Birmingham has offered to support 80 more minors, Bristol 60 and Leicester 50. More than 400 of the offers come from Conservative-run local authorities, 950 from Labour councils and the remainder from SNP and independents.

It is estimated that about 200 child refugees are living in terrible conditions in northern France, with thousands more trapped in Italy and Greece, where camps are vastly overcrowded and conditions are described as dire. Many are eligible for transfer to the UK.

The claims of Home Office resistance to the councils’ offers comes after Johnson told parliament on Thursday he was reducing legal protections for refugee children in his new Brexit bill. The legislation, passed last week with a majority of 124, jettisons a commitment in EU regulations that secures safeguards for asylum-seeking minors in Europe who want to reunite with family in the UK.

The commitment was in the original withdrawal agreement bill after a campaign led by Labour peer Lord Dubs, who fled the Nazis via Kindertransport when he was six.

Last night Dubs said: “It’s miserable. Safe Passage have found quite a few local authorities that are willing to take children. We’re talking about a basic principle here. It’s extremely mean and lacking in humanitarian instincts for the government to keep pulling back on this.”

Beth Gardiner-Smith, chief executive of Safe Passage, said the Brexit bill “placed vulnerable child refugees on the negotiating table” and meant more lone children would be forced to take huge risks trying to get into the UK.

“This action is all the more inexplicable because we know there is broad public support for helping child refugees,” she said.

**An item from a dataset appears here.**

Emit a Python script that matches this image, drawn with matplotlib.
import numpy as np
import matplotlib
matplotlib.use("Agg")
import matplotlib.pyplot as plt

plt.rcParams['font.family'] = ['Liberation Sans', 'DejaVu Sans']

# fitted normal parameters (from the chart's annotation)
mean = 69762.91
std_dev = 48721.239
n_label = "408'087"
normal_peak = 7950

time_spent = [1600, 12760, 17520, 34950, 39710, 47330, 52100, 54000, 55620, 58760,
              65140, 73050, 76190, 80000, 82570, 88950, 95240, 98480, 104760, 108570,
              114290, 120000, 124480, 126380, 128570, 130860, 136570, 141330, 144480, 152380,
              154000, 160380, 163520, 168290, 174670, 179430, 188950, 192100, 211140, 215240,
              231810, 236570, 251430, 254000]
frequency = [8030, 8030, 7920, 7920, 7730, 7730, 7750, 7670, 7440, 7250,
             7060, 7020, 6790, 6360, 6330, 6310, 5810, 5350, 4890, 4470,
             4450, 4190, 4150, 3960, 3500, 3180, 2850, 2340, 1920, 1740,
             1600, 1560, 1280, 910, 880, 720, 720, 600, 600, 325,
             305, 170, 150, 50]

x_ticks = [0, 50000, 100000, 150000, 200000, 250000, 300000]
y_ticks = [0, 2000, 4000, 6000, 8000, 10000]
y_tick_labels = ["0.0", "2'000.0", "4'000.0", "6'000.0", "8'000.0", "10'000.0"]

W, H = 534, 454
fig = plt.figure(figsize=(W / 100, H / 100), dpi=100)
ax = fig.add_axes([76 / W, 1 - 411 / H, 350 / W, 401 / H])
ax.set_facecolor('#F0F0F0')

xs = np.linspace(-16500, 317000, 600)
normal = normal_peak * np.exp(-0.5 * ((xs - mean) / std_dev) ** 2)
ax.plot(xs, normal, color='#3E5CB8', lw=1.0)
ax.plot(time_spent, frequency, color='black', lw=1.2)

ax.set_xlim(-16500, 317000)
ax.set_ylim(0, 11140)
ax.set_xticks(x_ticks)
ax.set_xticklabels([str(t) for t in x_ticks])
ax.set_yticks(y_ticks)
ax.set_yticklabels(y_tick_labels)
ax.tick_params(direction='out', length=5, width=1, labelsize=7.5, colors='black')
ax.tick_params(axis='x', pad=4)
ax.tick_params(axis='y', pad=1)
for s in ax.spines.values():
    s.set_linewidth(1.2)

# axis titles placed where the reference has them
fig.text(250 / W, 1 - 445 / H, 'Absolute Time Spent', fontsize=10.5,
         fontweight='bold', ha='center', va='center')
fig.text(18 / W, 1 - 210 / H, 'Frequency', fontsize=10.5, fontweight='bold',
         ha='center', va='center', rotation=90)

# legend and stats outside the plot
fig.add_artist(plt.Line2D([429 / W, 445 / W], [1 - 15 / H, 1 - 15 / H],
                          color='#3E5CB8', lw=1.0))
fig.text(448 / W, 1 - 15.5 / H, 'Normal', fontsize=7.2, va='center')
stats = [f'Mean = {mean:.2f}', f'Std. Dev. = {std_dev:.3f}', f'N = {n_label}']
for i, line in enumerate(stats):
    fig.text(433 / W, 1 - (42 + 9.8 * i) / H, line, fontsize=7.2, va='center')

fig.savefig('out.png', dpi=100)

Gardiner-Smith added: “Instead of scrapping what few protections there are in place, the government should be focusing its energies on working with councils to ensure there is adequate funding to fill those 1,400 places and offer hope to hundreds of children stranded across Europe.”

The pledges have been made by councils under the Home Office’s Vulnerable Children’s Resettlement Scheme (VCRS) on the proviso that full funding is in place, with a common complaint being that the central government money available is insufficient.

The only available data indicates that just 20 unaccompanied minors have been allowed into the UK under a scheme begun more than three years ago to resettle 3,000 vulnerable refugee children from conflict zones in the Middle East and north Africa.

Separate figures also reveal a sluggish take-up under the Dubs amendment, launched in April 2016 and geared to allowing unaccompanied child refugees from Europe into the UK. MPs and campaigners hoped the Dubs scheme would resettle around 3,000 children but ministers controversially set a limit of 480 with the Home Office yesterday not specifying how many have since been transferred.

“It was limited because they said councils hadn’t find more places but since then Safe Passage has discovered there are quite a few local authorities who’ve come up with more places. The government is trying to shut down the scheme on spurious grounds,” said Dubs.

Charities said they had detected a hardening of the Home Office approach to child refugees even before the bill was unveiled.

Clare Moseley, founder of Care4Calais, said: “It’s become absolutely horrible, I do not understand how it can be this hostile, how our country can behave like this, how they keep saying no to this.”